Hello, I'm Heidi, a children's book illustrator and author based in North West England.

During my MA, I wanted to examine if illustrators could design interactive picture books to encourage children to engage their own imaginations to explore these books and assist in preparing them to be multiliterate individuals, posing the question, "Can illustrators help children become multiliterate individuals through interactive picture books?"

As children are subjected to more digital and technological innovations than ever before, trends in children’s picture books follow these new resources in the way they are told and presented.

I looked at the range of interactive books available and the different methods illustrators use to get children to interact. I completed academic research into multiliteracy and interactivity. I then focused on the illustrators themselves, conducting a survey to investigate their approach and working methods. Whilst recognising the educational benefits of interactive books, almost all of the illustrators responses placed priority on the story and illustrations above the interactivity.

I began to investigate various ways I could include interactivity within my work, alongside experimenting with different painting techniques to evolve my style further. I found a combination of traditional and digital gave me the most interesting result.

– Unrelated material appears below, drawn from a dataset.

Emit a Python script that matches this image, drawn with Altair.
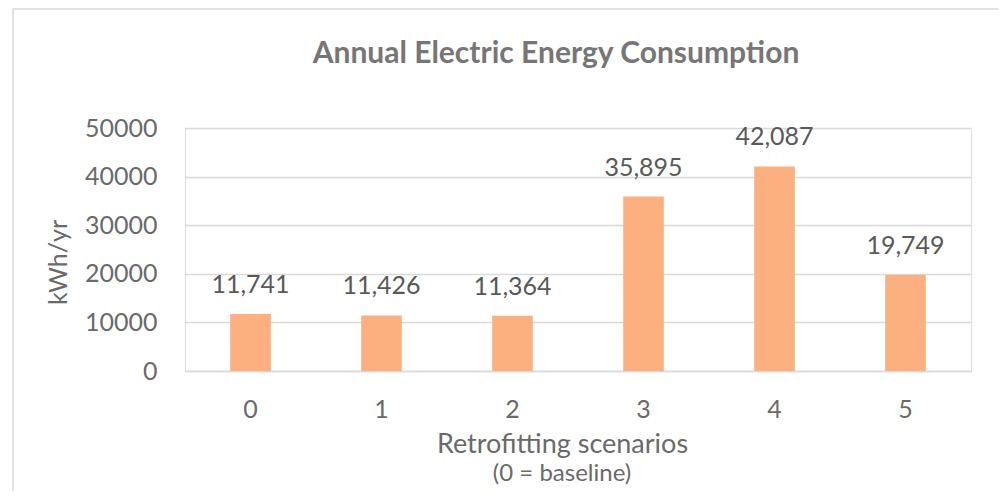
import altair as alt
import pandas as pd

scenarios = ["0", "1", "2", "3", "4", "5"]
consumption = [11741, 11426, 11364, 35895, 42087, 19749]
title_text = "Annual Electric Energy Consumption"
x_title = "Retrofitting scenarios"
x_subtitle = "(0 = baseline)"
y_title = "kWh/yr"

df = pd.DataFrame({"scenario": scenarios, "kwh": consumption})

FONT = "Lato"
GRAY = "#595959"
LGRAY = "#6A6A6A"
TGRAY = "#767676"
BAR = "#FCB07F"
GRID = "#D9D9D9"

W, H = 786, 243

base = alt.Chart(df)

bars = base.mark_bar(color=BAR).encode(
    x=alt.X(
        "scenario:N",
        sort=scenarios,
        scale=alt.Scale(paddingInner=0.69, paddingOuter=0.345),
        axis=alt.Axis(
            title=x_title,
            labelAngle=0,
            labelFontSize=25,
            labelColor=LGRAY,
            labelFont=FONT,
            labelBaseline="alphabetic",
            labelPadding=46,
            ticks=False,
            tickSize=0,
            domain=True,
            domainColor=GRID,
            domainWidth=1.5,
            titleFont=FONT,
            titleFontSize=27,
            titleFontWeight="normal",
            titleColor=LGRAY,
            titleX=377,
            titleY=81,
            titleAlign="center",
            titleBaseline="alphabetic",
        ),
    ),
    y=alt.Y(
        "kwh:Q",
        scale=alt.Scale(domain=[0, 50000], nice=False),
        axis=alt.Axis(
            title=y_title,
            values=[0, 10000, 20000, 30000, 40000, 50000],
            format="d",
            labelFontSize=25,
            labelColor=LGRAY,
            labelFont=FONT,
            labelPadding=28,
            ticks=False,
            tickSize=0,
            domain=False,
            grid=True,
            gridColor=GRID,
            gridWidth=1.5,
            titleFont=FONT,
            titleFontSize=25,
            titleFontWeight="normal",
            titleColor=LGRAY,
            titleX=-127,
            titleY=134,
            titleAngle=-90,
            titleAlign="center",
            titleBaseline="middle",
        ),
    ),
)

labels = base.mark_text(
    font=FONT, fontSize=25, color=GRAY, baseline="alphabetic", dy=-21
).encode(
    x=alt.X("scenario:N", sort=scenarios),
    y=alt.Y("kwh:Q"),
    text=alt.Text("kwh:Q", format=","),
)

subtitle = alt.Chart(pd.DataFrame({"t": [x_subtitle]})).mark_text(
    font=FONT, fontSize=24, color=LGRAY, baseline="alphabetic", align="center"
).encode(
    text="t:N",
    x=alt.value(377),
    y=alt.value(353),
)

title = alt.Chart(pd.DataFrame({"t": [title_text]})).mark_text(
    font=FONT, fontSize=30, fontWeight="bold", color=TGRAY,
    baseline="alphabetic", align="center"
).encode(
    text="t:N",
    x=alt.value(371),
    y=alt.value(-65),
)

border = alt.Chart(pd.DataFrame({"b": [0]})).mark_rect(
    fill=None, fillOpacity=0, stroke=GRID, strokeWidth=1.5
).encode(
    x=alt.value(-172),
    x2=alt.value(815),
    y=alt.value(-119),
    y2=alt.value(420),
)

chart = (
    alt.layer(border, bars, labels, subtitle, title)
    .properties(
        width=W,
        height=H,
        padding={"left": 177, "top": 120, "right": 27, "bottom": 120},
        autosize=alt.AutoSizeParams(type="none"),
    )
    .configure_view(stroke=None)
    .configure(background="white")
)

chart.save("out.html", embed_options={"renderer": "svg", "actions": False})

My first book, The Owl and the Pussycat House Hunt, contains a simple innovative interactive element, with plans for a large scale interactive project.

My second book, The Biscuit Tin Blues integrates several interactive concepts, combining my interest in music with illustration. The story takes the form of a song I had recorded by a musician. This sing-a-long song will be played by the reader as they make their way through the book and explore the other interactive elements.

I concluded illustrators can help children become more multiliterate individuals through interactive picture books, but these interactive pages should be included where relevant, based on their value and interest not for the sake of having them.